Thankfully, the show gradually finds its footing throughout the season, and hits its stride impressively in the last few episodes. Unlike Futurama and the Simpsons, Disenchantment is a serialized show with a continuous story that builds throughout the season. It doesn't quite play out as advertised until the end, but it's an exciting new format for Groening and hints at an even more adventurous part 2 for later this year. His unique comedic voice translates well to the fantasy world, and the writing (both the story and the jokes) gets uniformly better as the show goes on. One of my favorite things about The Simpsons and Futurama are the funny sign gags littered throughout the scenery, and there are plenty of those to be found here.
The biggest thing his shows have, though, are their huge rosters of funny and memorable characters. Disenchantment has gargantuan shoes to fill here, but things are off to a good start. The main characters, Bean (Abbi Jacobson), Elfo (Nat Faxon), and Lucy (Eric Andre) are all immediately enjoyable, and they're surrounded by a wide assortment of supporting characters. Some standouts including King Zøg, Sorcerio, and Odval, voiced by Futurama alums John DiMaggio, Billy West, and Maurice LaMarche respectively. The fantasy setting allows for a boundless supply of weird and wonderful characters , and I can't wait to see what else they have cooked up.
The production values leave something to be desired, especially at first. The art style is a lovely mix of Groening's cartooning and storybook art, but the animation isn't handled quite as elegantly. The action scenes are especially and surprisingly lacking, even though there's a lot of clever violence to be found. They just aren't very well-directed or exciting. There's a weird emptiness to the sound design that is reminiscent of Futurama's first season, which doesn't help things.

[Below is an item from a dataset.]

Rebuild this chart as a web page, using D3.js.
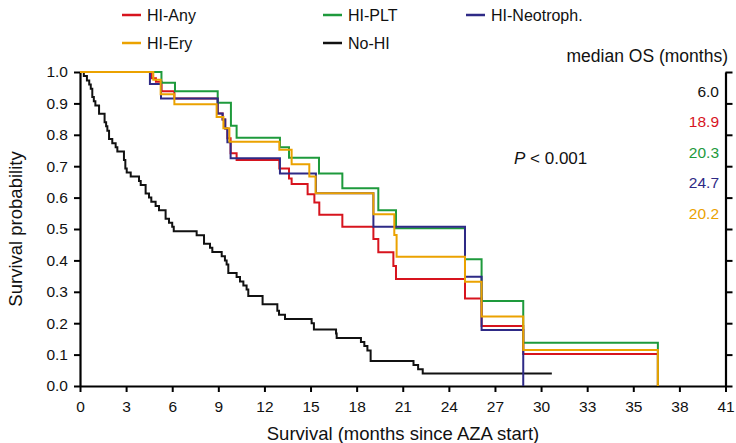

Really, everything can be summed up with "it gets better later in the season," which is perfectly in line with Groening's other shows. If you can get through the first half, you'll enjoy the second half. I'm very excited to see where part two takes us later this year. Between the great cast, the signature Groening humor, and the interesting story, I have hopes that Disenchantment will continue its ascent in quality with Part 2 and beyond.